Feral?

Feral?

I’m calling this project GO! because, if there is one thing I can say in my favor, it’s that I do not stay where I am put.

I was originally going to call it Feral, because one of my go to jokes for explaining myself to the people I meet is that I left my Missouri home with essentially zero life skills. That I was, in effect, feral. And I am sure that over the course of this thing, the fact that I was in no way prepared for anything when I wandered out into the world, that I was essentially relying on brute survival instinct and the kindness of girlfriends, all that will become self evident in the stories that get told. But my wife was quick to point out that calling it Feral was kind of leaning into the negative. For as much as I enjoy the joke and the simplicity of painting myself as a kind of Tarzan with an Aries K, fleeing the Ozark jungle of my birth, for the dizzying heights of civilization where one learns to take pleasure in things like public transportation, the many disappointments of voting for the Democratic Party, and cancelling plans at the last minute - for as much as I enjoy that self-caricature it is not the whole story. And, as Cyndi went on to say, that small part of the larger truth is a very limiting corner to paint myself into. 

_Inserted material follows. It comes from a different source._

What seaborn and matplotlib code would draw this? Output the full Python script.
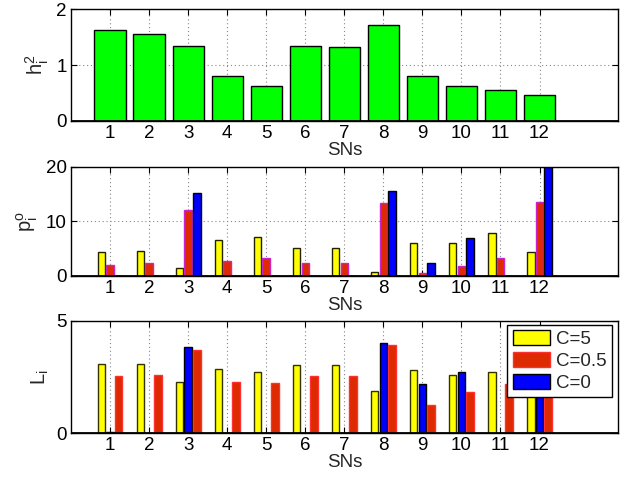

So, I decided to reframe the thing a little bit. Yes, I had never balanced a checkbook, I didn’t know how credit worked, I had never signed a lease or mastered many basic math skills. That is true. I also couldn’t cook, clean, or process negative emotions.  I could do some basic car repair. Then I moved to a place where having a car was totally impractical, thus rendering my one life skill moot. All of this is true. But what’s also true is that I didn’t stay where I was put.

When I was a young man, one who had come within a hair’s breadth of failing out of high school and even closer to burning it down - accidentally? Kind of accidentally? - this need to go far and fast, away from where I’d started, manifested itself as poorly thought out driving spurts down major interstates in a semi hysterical rush to be anywhere but Missouri. The problem was that I knew no one anywhere else in the world and Missouri is one of the cheapest places to live in America. So, with no one to warn me about the abrupt rise in expense, I would suddenly show up in places like North Carolina or Northern California with no money, no marketable skills, and negative emotional stability. Then I would drive home. This cycle continued until a girlfriend called me to come live with her in Washington DC. 

Girlfriends will come up a lot in the course of this project. It takes a village to raise a child and it took a village worth of girlfriends to raise a me.

All of these things - lack of life skills, antipathy to higher education, blind panic - will be repeated themes, I am sure. But, as per my wife’s suggestion, I want to kick this off by giving myself a little credit. I refused to take what was on offer in the place and context I was born into. Whether or not that place had prepared me to access anything else, whether or not I was mentally or emotionally ready to be anywhere else, I did not just stay put. I went. I did not have any idea how to be out in the world, but I would not be kept from it. And, as someone who now spends a fair number of days each month in airports, I still, whenever I can and whether it’s a good idea or not, I still go.